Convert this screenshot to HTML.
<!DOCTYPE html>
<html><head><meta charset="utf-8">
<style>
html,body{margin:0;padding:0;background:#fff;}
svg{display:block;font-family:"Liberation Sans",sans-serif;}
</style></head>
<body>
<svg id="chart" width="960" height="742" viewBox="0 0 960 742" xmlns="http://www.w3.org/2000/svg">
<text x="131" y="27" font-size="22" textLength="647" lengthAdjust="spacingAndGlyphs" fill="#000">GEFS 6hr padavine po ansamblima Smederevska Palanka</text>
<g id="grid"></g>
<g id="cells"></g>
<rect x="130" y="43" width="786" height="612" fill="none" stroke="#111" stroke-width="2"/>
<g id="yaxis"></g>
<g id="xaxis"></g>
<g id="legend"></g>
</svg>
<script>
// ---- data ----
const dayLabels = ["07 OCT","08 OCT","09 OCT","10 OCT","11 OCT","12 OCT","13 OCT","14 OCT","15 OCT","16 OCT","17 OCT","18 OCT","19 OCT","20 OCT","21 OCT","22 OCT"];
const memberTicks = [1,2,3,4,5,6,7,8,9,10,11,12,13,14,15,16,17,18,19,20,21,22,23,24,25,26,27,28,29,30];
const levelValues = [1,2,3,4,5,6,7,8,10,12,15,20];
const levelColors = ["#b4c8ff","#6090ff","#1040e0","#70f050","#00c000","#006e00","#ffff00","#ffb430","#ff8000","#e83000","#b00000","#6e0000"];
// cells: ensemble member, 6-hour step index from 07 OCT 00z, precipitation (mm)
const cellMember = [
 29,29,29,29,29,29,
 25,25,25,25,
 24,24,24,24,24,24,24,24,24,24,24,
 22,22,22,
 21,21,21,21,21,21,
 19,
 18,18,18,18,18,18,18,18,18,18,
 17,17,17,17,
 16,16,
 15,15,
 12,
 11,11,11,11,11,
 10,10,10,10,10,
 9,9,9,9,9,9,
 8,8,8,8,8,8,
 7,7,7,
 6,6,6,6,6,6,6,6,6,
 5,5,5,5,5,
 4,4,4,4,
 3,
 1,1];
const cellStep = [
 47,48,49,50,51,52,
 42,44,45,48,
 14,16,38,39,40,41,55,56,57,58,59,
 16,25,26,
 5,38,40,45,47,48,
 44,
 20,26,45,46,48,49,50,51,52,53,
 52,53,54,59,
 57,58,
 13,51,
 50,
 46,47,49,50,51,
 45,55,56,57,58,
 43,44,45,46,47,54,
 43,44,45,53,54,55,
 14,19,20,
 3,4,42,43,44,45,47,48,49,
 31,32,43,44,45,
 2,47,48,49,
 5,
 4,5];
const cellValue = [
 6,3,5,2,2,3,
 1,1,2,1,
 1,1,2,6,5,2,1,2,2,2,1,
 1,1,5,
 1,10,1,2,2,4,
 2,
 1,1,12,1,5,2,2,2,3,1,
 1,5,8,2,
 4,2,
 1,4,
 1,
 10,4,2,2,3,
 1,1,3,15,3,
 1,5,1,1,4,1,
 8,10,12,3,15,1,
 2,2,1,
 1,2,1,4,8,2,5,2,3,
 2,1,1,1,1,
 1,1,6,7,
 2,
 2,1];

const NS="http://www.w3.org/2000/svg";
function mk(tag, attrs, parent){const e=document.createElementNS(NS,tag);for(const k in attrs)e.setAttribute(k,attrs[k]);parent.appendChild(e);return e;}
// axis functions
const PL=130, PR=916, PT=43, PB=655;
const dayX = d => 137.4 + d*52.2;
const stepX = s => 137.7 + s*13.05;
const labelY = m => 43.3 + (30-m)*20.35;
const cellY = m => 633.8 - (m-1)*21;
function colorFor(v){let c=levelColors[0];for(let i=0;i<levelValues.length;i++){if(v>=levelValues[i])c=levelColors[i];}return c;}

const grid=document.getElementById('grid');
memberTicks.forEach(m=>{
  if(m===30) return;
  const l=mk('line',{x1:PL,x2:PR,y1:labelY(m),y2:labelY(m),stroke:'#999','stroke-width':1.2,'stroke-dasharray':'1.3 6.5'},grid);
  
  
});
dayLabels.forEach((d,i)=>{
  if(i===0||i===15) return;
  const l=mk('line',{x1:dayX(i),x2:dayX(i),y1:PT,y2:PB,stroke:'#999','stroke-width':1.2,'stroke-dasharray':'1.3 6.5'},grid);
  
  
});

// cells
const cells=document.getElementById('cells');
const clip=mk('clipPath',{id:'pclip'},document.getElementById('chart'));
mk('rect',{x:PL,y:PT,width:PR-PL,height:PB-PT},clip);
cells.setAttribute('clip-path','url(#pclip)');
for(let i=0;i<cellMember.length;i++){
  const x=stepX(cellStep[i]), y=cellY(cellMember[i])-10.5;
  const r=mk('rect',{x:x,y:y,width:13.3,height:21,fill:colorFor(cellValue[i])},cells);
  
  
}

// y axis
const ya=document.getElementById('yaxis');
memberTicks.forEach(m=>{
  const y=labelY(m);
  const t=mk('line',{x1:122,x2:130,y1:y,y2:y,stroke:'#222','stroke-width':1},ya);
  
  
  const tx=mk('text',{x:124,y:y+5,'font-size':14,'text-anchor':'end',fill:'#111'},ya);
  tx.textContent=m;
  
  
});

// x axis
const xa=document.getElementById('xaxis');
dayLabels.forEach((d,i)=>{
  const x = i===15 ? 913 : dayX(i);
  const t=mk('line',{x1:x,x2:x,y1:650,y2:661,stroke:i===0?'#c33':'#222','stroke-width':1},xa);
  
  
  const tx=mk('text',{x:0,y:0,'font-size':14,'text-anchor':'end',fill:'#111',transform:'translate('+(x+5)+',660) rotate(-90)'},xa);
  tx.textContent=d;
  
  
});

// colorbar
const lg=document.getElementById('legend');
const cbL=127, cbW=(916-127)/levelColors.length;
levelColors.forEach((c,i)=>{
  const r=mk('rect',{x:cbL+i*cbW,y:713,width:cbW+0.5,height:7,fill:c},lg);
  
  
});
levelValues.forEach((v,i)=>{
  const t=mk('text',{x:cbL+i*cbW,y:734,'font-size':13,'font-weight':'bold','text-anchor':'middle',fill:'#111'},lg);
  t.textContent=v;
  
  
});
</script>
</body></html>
:::
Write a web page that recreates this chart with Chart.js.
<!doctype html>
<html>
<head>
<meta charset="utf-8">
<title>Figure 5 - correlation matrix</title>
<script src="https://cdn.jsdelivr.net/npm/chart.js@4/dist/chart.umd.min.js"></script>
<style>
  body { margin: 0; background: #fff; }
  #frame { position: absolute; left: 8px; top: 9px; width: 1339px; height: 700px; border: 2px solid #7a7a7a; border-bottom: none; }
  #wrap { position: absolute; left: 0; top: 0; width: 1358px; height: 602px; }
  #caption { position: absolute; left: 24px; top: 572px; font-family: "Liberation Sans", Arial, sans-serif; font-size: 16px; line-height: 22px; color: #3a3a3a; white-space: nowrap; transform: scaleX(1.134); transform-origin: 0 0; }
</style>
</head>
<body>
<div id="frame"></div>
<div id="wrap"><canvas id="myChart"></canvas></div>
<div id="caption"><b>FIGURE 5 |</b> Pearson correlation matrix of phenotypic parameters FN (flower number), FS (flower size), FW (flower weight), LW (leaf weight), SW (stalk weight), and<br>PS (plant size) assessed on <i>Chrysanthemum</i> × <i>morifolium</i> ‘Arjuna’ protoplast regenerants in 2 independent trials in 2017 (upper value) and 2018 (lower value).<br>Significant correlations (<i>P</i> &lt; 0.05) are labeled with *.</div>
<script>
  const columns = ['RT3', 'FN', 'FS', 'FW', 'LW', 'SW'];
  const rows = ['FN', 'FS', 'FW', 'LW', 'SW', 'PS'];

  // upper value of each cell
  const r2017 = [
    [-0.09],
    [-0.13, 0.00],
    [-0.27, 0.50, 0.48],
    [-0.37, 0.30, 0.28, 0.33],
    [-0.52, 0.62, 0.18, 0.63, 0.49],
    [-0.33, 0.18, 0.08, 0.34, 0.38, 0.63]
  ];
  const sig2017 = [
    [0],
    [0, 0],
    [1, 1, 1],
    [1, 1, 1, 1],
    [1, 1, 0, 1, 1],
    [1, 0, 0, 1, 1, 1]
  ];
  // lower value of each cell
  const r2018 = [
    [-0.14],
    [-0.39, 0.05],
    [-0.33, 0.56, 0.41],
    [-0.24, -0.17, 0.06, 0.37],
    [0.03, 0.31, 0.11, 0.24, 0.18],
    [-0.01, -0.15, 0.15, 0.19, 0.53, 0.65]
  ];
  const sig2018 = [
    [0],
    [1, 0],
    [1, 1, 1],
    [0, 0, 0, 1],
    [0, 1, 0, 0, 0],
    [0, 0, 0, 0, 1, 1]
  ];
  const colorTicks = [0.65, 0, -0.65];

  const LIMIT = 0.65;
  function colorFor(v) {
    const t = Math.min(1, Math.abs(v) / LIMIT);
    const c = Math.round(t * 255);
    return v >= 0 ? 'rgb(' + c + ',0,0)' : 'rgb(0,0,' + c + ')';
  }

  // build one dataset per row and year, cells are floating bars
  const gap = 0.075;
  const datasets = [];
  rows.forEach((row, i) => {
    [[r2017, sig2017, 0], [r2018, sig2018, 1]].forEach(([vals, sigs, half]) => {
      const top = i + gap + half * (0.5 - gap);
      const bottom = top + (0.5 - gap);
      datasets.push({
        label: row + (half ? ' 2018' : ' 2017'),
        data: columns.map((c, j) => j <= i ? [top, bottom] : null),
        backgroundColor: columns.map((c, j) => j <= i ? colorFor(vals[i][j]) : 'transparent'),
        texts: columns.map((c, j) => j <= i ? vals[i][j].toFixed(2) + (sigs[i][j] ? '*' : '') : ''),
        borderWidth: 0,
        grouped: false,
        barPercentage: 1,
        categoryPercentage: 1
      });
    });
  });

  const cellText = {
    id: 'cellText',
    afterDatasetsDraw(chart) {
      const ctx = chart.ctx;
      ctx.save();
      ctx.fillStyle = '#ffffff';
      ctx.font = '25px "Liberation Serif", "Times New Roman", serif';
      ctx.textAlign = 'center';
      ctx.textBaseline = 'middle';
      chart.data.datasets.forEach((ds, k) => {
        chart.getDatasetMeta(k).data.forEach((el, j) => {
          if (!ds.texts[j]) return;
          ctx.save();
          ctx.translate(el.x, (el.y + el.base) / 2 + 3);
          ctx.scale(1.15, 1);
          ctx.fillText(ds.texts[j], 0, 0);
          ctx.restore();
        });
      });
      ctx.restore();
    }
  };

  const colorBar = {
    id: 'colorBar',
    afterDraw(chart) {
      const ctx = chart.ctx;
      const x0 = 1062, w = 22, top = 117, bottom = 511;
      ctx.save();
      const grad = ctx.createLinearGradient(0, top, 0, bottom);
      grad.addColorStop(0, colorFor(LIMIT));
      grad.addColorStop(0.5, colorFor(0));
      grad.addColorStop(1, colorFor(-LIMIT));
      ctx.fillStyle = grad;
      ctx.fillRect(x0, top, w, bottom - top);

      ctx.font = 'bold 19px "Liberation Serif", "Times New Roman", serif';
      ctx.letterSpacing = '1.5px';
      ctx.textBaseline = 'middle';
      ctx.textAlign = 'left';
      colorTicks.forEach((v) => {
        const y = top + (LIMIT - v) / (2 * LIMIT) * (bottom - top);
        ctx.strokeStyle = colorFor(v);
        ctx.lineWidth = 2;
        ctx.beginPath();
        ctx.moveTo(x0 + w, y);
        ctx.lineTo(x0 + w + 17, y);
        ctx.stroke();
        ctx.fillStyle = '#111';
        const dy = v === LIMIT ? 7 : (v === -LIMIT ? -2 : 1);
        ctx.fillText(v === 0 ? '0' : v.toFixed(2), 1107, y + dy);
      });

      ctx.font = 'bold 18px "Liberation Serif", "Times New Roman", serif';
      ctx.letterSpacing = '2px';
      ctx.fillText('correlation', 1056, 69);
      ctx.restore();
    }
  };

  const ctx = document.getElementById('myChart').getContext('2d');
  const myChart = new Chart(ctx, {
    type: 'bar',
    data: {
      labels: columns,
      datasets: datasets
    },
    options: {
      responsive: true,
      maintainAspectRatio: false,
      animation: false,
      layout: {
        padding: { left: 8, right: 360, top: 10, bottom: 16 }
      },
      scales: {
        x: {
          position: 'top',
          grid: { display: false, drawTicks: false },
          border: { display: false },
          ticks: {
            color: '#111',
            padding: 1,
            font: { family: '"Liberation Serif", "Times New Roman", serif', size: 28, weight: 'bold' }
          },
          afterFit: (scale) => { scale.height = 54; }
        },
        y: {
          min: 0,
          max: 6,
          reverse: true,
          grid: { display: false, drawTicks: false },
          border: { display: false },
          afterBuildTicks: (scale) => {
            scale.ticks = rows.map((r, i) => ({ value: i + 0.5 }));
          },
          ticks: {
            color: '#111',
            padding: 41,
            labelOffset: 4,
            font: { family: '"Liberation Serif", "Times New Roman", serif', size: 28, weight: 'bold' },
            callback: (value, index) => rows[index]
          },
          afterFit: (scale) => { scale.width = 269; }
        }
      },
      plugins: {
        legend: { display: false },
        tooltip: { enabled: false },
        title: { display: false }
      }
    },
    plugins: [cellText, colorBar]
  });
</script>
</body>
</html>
:::
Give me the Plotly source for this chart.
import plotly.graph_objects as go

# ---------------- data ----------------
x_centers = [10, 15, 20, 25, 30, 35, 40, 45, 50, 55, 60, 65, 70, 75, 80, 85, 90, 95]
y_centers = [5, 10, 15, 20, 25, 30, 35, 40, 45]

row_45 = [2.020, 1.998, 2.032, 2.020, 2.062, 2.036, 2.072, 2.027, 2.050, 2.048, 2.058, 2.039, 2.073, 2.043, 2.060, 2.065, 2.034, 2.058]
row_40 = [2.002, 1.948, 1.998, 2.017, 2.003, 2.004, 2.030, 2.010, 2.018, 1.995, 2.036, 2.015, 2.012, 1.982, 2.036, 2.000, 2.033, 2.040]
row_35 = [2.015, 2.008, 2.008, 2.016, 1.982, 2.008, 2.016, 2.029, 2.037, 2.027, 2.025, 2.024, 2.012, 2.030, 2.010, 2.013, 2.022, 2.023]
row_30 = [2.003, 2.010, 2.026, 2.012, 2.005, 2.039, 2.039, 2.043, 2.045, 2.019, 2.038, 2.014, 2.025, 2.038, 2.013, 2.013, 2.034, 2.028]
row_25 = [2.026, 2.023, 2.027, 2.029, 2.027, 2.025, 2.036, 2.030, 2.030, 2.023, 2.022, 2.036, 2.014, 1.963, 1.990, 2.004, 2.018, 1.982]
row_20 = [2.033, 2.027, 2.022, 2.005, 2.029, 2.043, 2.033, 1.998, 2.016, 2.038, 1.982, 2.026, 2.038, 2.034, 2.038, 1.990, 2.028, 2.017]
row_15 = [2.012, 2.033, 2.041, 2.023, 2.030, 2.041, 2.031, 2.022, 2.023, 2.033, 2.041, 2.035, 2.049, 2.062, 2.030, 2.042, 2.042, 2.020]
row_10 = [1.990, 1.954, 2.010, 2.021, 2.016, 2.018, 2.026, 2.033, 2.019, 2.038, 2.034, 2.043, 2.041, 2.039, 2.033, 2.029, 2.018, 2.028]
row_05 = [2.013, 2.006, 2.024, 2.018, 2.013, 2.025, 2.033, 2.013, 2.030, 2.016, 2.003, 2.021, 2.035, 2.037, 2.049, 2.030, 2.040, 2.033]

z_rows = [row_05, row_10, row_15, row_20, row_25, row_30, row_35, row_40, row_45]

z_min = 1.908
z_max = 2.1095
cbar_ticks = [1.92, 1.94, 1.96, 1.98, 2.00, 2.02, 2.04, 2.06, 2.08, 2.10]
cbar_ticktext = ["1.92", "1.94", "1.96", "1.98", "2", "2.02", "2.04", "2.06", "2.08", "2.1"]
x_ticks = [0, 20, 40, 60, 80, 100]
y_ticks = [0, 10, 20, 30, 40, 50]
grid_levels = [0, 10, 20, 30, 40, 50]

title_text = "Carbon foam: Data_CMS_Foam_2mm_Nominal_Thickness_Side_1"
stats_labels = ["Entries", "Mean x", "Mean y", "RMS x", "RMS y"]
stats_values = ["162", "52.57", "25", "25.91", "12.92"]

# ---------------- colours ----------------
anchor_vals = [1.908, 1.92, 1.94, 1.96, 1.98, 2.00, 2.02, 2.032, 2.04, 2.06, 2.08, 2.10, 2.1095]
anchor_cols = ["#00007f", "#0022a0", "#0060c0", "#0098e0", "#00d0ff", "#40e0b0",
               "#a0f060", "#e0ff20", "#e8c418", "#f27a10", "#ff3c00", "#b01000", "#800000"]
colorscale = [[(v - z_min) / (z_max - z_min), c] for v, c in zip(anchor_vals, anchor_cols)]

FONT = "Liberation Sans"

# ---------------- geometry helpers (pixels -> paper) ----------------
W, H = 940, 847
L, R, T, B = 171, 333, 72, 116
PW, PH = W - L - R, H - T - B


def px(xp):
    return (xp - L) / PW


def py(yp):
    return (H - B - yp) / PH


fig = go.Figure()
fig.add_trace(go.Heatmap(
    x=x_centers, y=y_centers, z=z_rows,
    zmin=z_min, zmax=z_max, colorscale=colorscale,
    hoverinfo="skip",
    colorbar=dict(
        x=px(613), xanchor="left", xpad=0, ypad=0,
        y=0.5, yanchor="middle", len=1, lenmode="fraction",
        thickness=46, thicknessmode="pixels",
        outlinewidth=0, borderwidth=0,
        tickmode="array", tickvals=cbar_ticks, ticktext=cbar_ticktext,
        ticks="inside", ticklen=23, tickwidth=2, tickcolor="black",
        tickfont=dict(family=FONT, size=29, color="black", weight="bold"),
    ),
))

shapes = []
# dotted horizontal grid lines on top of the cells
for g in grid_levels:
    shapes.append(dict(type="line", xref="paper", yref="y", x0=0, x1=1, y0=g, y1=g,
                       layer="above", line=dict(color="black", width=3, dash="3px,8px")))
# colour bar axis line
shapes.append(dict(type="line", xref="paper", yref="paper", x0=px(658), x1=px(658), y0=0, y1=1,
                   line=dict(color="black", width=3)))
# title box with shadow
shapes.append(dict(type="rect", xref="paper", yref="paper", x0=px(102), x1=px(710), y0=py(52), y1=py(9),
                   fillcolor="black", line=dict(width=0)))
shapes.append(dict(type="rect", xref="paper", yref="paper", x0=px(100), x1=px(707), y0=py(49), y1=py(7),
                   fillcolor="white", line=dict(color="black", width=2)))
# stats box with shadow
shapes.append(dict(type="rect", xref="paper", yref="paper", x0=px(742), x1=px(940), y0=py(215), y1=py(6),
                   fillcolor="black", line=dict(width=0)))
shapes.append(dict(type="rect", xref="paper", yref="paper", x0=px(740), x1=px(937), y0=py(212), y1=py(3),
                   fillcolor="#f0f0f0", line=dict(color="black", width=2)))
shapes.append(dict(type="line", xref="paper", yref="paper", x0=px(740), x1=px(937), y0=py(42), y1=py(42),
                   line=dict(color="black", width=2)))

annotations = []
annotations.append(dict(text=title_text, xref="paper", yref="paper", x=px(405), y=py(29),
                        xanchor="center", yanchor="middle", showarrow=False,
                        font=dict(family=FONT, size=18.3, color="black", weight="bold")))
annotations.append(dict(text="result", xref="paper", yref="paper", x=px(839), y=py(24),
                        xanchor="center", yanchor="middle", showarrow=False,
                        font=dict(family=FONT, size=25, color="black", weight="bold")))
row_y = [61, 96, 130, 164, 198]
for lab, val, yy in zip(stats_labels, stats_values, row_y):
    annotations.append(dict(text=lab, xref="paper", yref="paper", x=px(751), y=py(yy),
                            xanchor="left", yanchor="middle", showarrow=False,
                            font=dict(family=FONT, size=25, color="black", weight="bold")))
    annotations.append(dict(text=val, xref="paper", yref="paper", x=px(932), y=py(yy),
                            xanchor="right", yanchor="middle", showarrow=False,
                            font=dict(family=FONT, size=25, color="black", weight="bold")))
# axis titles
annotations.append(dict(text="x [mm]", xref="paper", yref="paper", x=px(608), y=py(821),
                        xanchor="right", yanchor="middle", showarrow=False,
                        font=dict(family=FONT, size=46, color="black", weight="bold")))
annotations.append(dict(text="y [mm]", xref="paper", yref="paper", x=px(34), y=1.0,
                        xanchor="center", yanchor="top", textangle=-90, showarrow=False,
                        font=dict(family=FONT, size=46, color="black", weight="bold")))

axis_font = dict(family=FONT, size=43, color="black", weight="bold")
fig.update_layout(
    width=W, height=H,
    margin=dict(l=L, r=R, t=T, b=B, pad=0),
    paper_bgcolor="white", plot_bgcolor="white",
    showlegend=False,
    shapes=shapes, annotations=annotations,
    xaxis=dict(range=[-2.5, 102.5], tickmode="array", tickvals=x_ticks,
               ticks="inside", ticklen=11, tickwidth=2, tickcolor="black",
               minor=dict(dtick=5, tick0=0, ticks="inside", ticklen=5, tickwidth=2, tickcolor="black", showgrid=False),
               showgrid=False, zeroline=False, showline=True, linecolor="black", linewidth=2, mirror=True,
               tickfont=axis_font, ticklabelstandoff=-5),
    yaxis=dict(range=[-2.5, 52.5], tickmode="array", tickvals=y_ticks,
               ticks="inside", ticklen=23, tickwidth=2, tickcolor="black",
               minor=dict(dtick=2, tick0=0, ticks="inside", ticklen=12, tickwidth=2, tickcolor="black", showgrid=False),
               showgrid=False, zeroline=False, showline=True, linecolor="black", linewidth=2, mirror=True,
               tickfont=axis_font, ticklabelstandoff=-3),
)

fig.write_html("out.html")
:::
■ SHORT PROBLEM: Gather up every line in the data above that contains the word "with", copying each one.

■ FINISHED EXERCISE:
Write a web page that recreates this chart with Chart.js.
<div id="caption"><b>FIGURE 5 |</b> Pearson correlation matrix of phenotypic parameters FN (flower number), FS (flower size), FW (flower weight), LW (leaf weight), SW (stalk weight), and<br>PS (plant size) assessed on <i>Chrysanthemum</i> × <i>morifolium</i> ‘Arjuna’ protoplast regenerants in 2 independent trials in 2017 (upper value) and 2018 (lower value).<br>Significant correlations (<i>P</i> &lt; 0.05) are labeled with *.</div>
# title box with shadow
# stats box with shadow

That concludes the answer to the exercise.